La obra, dividida en 31 capítulos, uno para cada día del mes, dista mucho de ser una suma de fragmentos de autores de todos los tiempos, comenzando por "la escritura brahmi, la confucionista y la budista, y llegando hasta los Evangelios, las epístolas y muchos pensadores tanto antiguos como modernos", según advierte el propio Tolstói. Junto a estos materiales, incluye otros muchos de apariencia anónima. "Han sufrido una modificación tan grande que me resulta incómodo calzarlos con la firma de sus autores", explicó el conde ruso para justificar todas esas piezas que le permiten articular con plena coherencia su síntesis doctrinal.

La cabeza privilegiada que fue capaz de erigir descomunales frescos novelescos no tuvo dificultad alguna en organizar su pensamiento religioso, con sus correlatos moral, político y social, en una estructura sencilla y, a la vez, exhaustiva, aunque para ello, con innegable afán pedagógico, se viera obligada a incurrir en las reiteraciones que se le afean.

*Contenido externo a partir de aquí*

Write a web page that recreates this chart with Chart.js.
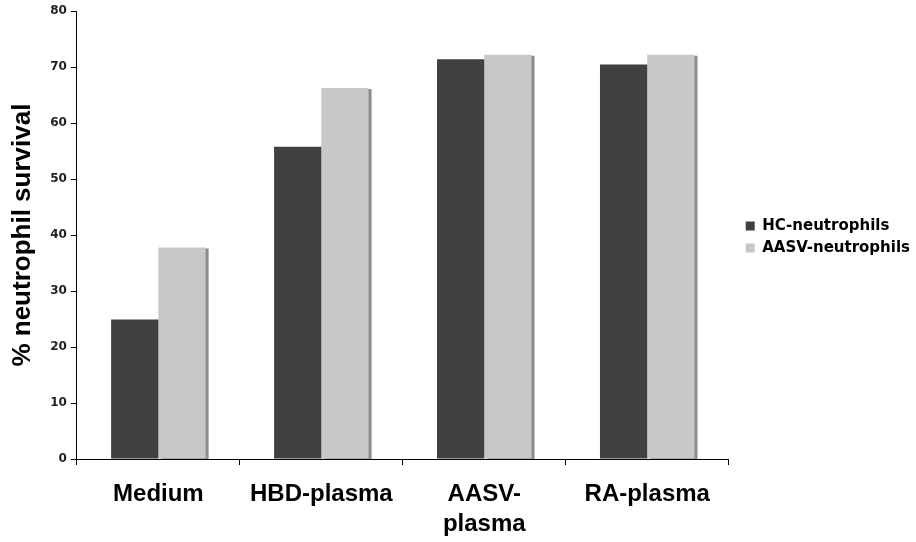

Con ánimo de facilitar la comprensión, Tolstói glosa el esqueleto del volumen en un "Prolegómeno" que arranca así: "Para que el hombre pueda llevar una vida de bien, es necesario que sepa lo que debe y lo que no debe hacer. Para saberlo, debe entender qué es él mismo y qué es el mundo en el que vive". Y a continuación sintetiza en 30 puntos la siguiente religión de amor.

Hay un principio que nos da vida, y que todos conocemos, al que llamamos "yo". Es invisible y lo compartimos con los demás seres vivos. Si está encerrado en un cuerpo lo llamamos alma. Cuando "existe por sí mismo y da vida a todo lo vivo" lo llamamos Dios. Los cuerpos separan a las almas de Dios y entre sí, aunque ellas tienden a unirse mediante el amor, y con Dios mediante la conciencia de la divinidad que hay en ellas. En esta unión consiste el sentido y el bienestar de la vida humana.

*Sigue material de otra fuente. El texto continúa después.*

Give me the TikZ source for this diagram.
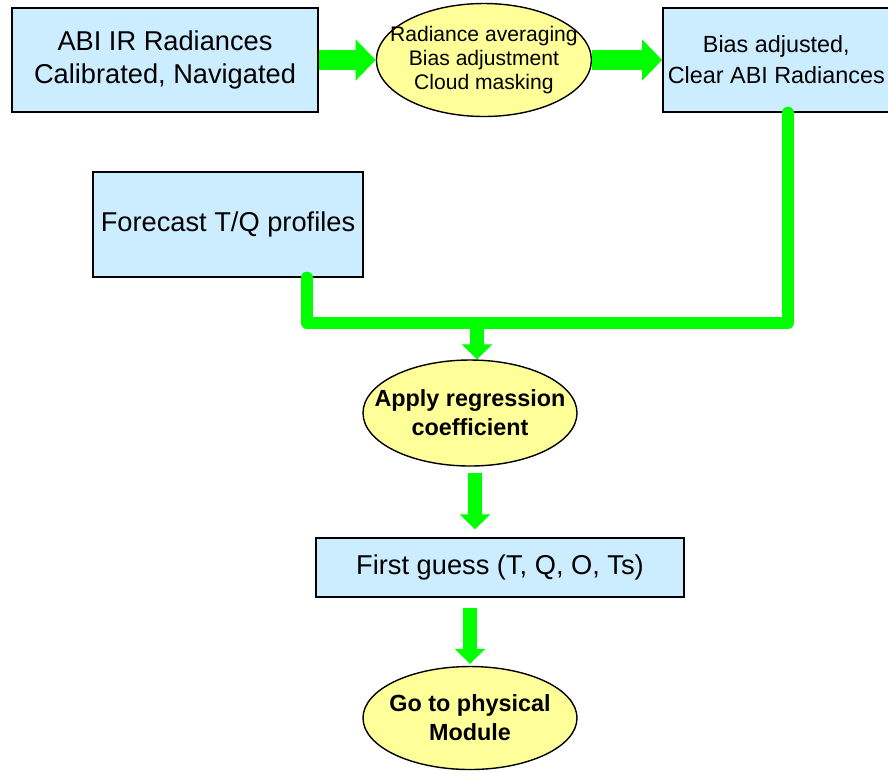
\documentclass[tikz,border=0pt]{standalone}
\usepackage{fontspec}
\setmainfont{Liberation Sans}
\usetikzlibrary{shapes,arrows.meta,positioning}
\definecolor{boxblue}{RGB}{204,236,255}
\definecolor{procyellow}{RGB}{255,255,153}
\definecolor{flowgreen}{RGB}{0,255,0}

\begin{document}
\begin{tikzpicture}[auto]
  \tikzstyle{data} = [rectangle, draw=black, thick, fill=boxblue, align=center, inner sep=2pt, font=\fontsize{15.5}{18.5}\selectfont]
  \tikzstyle{proc} = [ellipse, draw=black, thick, fill=procyellow, align=center, inner xsep=-0.4cm, inner ysep=0pt, minimum width=4.28cm, minimum height=2.12cm, font=\bfseries\fontsize{13.3}{16.4}\selectfont]
  \tikzstyle{line} = [draw=flowgreen, line width=0.24cm, line cap=round, line join=round]
  \tikzstyle{fat} = [draw=flowgreen, line width=0.4cm, -{Triangle[width=0.8cm,length=0.4cm]}]
  \tikzstyle{slim} = [draw=flowgreen, line width=0.28cm, -{Triangle[width=0.6cm,length=0.3cm]}]
  \useasboundingbox (0,0) rectangle (17.76,-15.52);
  % Place nodes
  \node [data, minimum width=6.12cm, minimum height=2.08cm] (abi) at (3.30,-1.20) {ABI IR Radiances\\Calibrated, Navigated};
  \node [proc, minimum width=4.3cm, minimum height=2.26cm, inner xsep=-0.5cm, font=\fontsize{12}{13.5}\selectfont, right=1.14cm of abi] (avg) {Radiance averaging\\Bias adjustment\\Cloud masking};
  \node [data, minimum width=4.54cm, minimum height=2.08cm, inner sep=0pt, font=\fontsize{13.3}{17.6}\selectfont, right=1.4cm of avg] (bias) {Bias adjusted,\\Clear ABI Radiances};
  \node [data, minimum width=5.4cm, minimum height=2.1cm] (forecast) at (4.56,-4.49) {Forecast T/Q profiles};
  \coordinate (merge) at (9.54,-6.46);
  \node [proc] (apply) at (9.40,-8.26) {Apply regression\\coefficient};
  \node [data, minimum width=7.36cm, minimum height=1.18cm] (guess) at (10.0,-11.35) {First guess (T, Q, O, Ts)};
  \node [proc, minimum height=2.06cm] (goto) at (9.40,-14.36) {Go to physical\\Module};

  \path [fat] (abi) -- (avg);
  \path [fat] (avg) -- (bias);
  \path [line] ([xshift=1.58cm]forecast.south) |- (merge) -| ([xshift=0.23cm]bias.south);
  \path [slim] (merge) -- (merge |- apply.north);
  \path [slim, shorten <=0.12cm, shorten >=0.16cm] ([xshift=0.1cm]apply.south) -- ([xshift=0.1cm]apply.south |- guess.north);
  \path [slim, shorten <=0.2cm, shorten >=0.04cm] (guess.south -| goto) -- (goto);
\end{tikzpicture}
\end{document}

Ahora bien, la unión requiere liberar al alma de tres tipos de obstáculos: los pecados, nacidos de complacerse en el cuerpo, y entre los que figura la avaricia, causa de la desigualdad, y los que tienen que ver con la mala voluntad hacia las personas; las tentaciones, surgidas de la falsa idea de que unas personas son superiores a otras y por tanto pueden organizar sus vidas o castigarlas, y las supersticiones -Estado, Iglesia y ciencia- que justifican pecados y tentaciones.

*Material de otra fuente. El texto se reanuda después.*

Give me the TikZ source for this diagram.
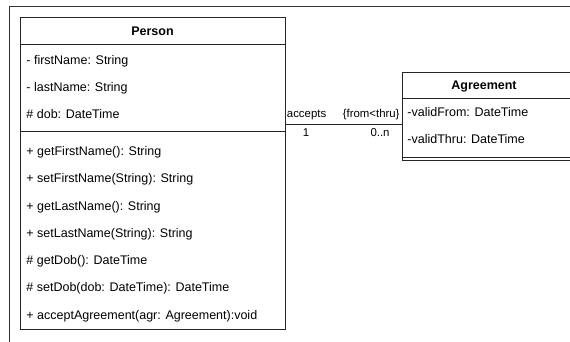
\documentclass[tikz,border=0pt]{standalone}
\usepackage{fontspec}
\setmainfont{Liberation Sans}
\begin{document}
\begin{tikzpicture}[x=1pt,y=-1pt,
  line width=0.9pt,
  frame/.style={draw=black!80},
  classbox/.style={draw=black!85, anchor=north west, inner sep=0pt, outer sep=0pt},
  sep/.style={draw=black!85},
  member/.style={anchor=base west, inner sep=0pt, font=\fontsize{12.5}{15}\selectfont},
  title/.style={anchor=base, inner sep=0pt, font=\fontsize{12.5}{15}\selectfont\bfseries},
  elabel/.style={inner sep=0pt, font=\fontsize{11.4}{13}\selectfont}]
\useasboundingbox (0,0) rectangle (570,342);
\clip (0,0) rectangle (570,342);

% enclosing frame
\draw[frame] (9.5,6) rectangle (620,400);

% Person class
\node[classbox, minimum width=265pt, minimum height=312pt] (person) at (20,17) {};
\draw[sep] (20,44) -- (285,44);
\draw[sep] (20,131) -- (285,131);
\node[title] (ptitle) at (152.5,35.5) {Person};
\node[member] (a1) at (26,64.5) {- firstName: String};
\node[member] (a2) at (26,91.5) {- lastName: String};
\node[member] (a3) at (26,119) {\# dob: DateTime};
\node[member] (m1) at (26,155.5) {+ getFirstName(): String};
\node[member] (m2) at (26,182.5) {+ setFirstName(String): String};
\node[member] (m3) at (26,210) {+ getLastName(): String};
\node[member] (m4) at (26,237) {+ setLastName(String): String};
\node[member] (m5) at (26,264.5) {\# getDob(): DateTime};
\node[member] (m6) at (26,291.5) {\# setDob(dob: DateTime): DateTime};
\node[member] (m7) at (26,319) {+ acceptAgreement(agr: Agreement):void};

% Agreement class
\node[classbox, minimum width=200pt, minimum height=88pt] (agreement) at (402,72) {};
\draw[sep] (402,98) -- (620,98);
\draw[sep] (402,157) -- (620,157);
\node[title] (atitle) at (484,89.5) {Agreement};
\node[member] (b1) at (407,116.5) {-validFrom: DateTime};
\node[member] (b2) at (407,143.5) {-validThru: DateTime};

% association
\coordinate (lvl) at (0,124);
\draw[black!85] (person.east |- lvl) -- (agreement.west |- lvl);
\node[elabel, anchor=base west] (role1) at (286.5,118) {accepts};
\node[elabel, anchor=base east] (role2) at (400,118) {\{from<thru\}};
\node[elabel, anchor=base] (mult1) at (306,137) {1};
\node[elabel, anchor=base east] (mult2) at (390,137) {0..n};
\end{tikzpicture}
\end{document}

Se puede luchar contra estos obstáculos mediante esfuerzos, que son actos de renuncia al cuerpo, actos de humildad y actos de veracidad. Son siempre posibles, pues se hacen en el presente, que para Tolstói es ajeno al tiempo, del que descree. Un presente que se equipara, por tanto, a la eternidad, concebida como atemporalidad, no como infinita duración. Cierra la doctrina la negación del mal, que el ruso ve solo como señal de que se vive en el error. De igual modo niega la muerte, que solo tiene sentido en el tiempo, y se desentiende de lo que le ocurra al alma tras la muerte, ya que no le interesa cómo se conciba a sí misma esa alma sin cuerpo.

Para los creyentes practicantes lo anterior despertará ecos dominicales posconciliares, aunque sus aristas sociopolíticas puedan incomodar. Los agnósticos filocientíficos recomendarán a Tolstói un poco de psicología y neurociencia para precisar su idea de alma. Quienes, por su parte, hayan franqueado las puertas de la percepción reconocerán un eco familiar en el principio universal al que Tolstói, quien alguna vez lo personaliza, llama Dios. Más de un siglo después de su muerte, el ruso seguirá, pues, suscitando división de opiniones. No en vano murió solo, en una estación, a los 82 años, tras negarse su familia a que legara sus bienes a los pobres.